Neural networks have been used to both predict and optimize industrial systems. For example, U.S. Pat. No. 5,167,009 teaches a method for predicting output data of a process using a neural network and subsequently using the prediction in a control or optimization system. As another example, U.S. Pat. No. 7,123,971 teaches an approach to training neural network models to predict the change in the output based upon the change in the inputs. Using this approach, referred to as disturbance rejection based training, the model is trained to learn the cause of the change in an output rather than simply learning the correlation structure of the data which results in a significant improvement in optimization results. In addition, U.S. Pat. No. 6,725,208 teaches the use of a Bayesian training technique of combining multiple weighted neural network models to form a model used in optimization of a process. This type of model can be used to estimate the uncertainty in the predicted output, though these capabilities are limited.
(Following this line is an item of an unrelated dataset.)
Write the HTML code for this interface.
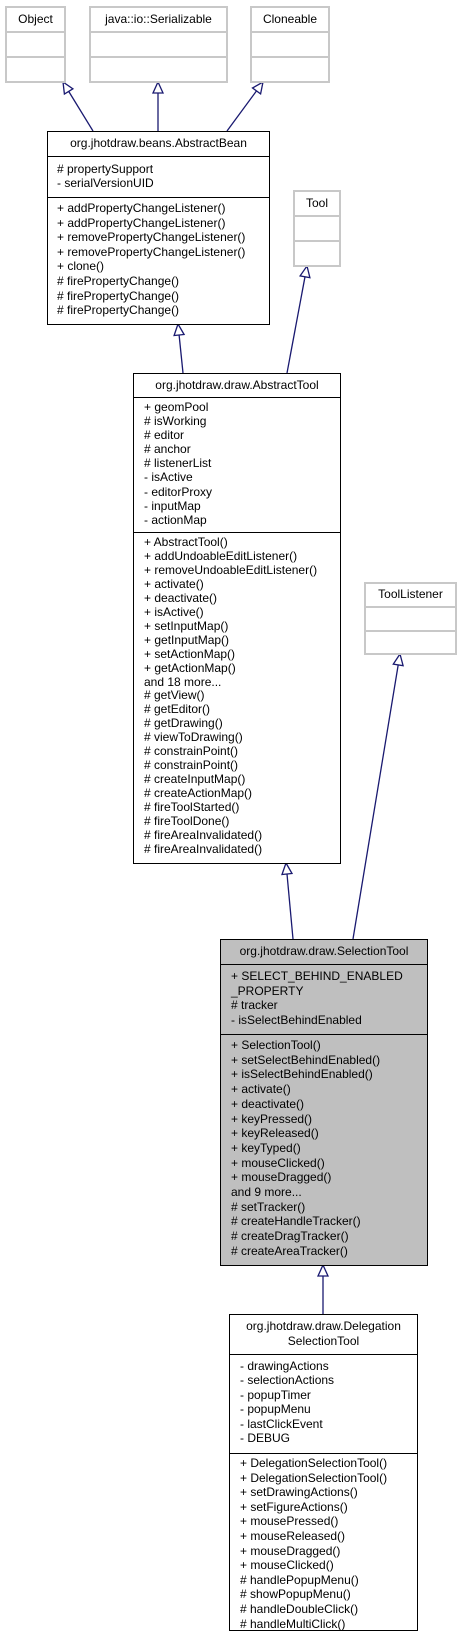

Thus, the prior art describes methods and systems for using models, including neural network models, to optimize industrial systems and processes. In addition, disturbance rejection based training has been found to provide more accurate neural network models for use in process optimization. The prior art, however, does not describe a disturbance rejection based neural network training method for predicting change in the output due to change in the inputs along with an estimate of the uncertainty in the predicted change in the output nor does it describe how such a neural network model could be used to improve optimization. The present invention provides systems and methods that overcome the abovementioned shortcomings of the prior art, and provide advantages over conventional approaches to control and optimization industries such as power generation.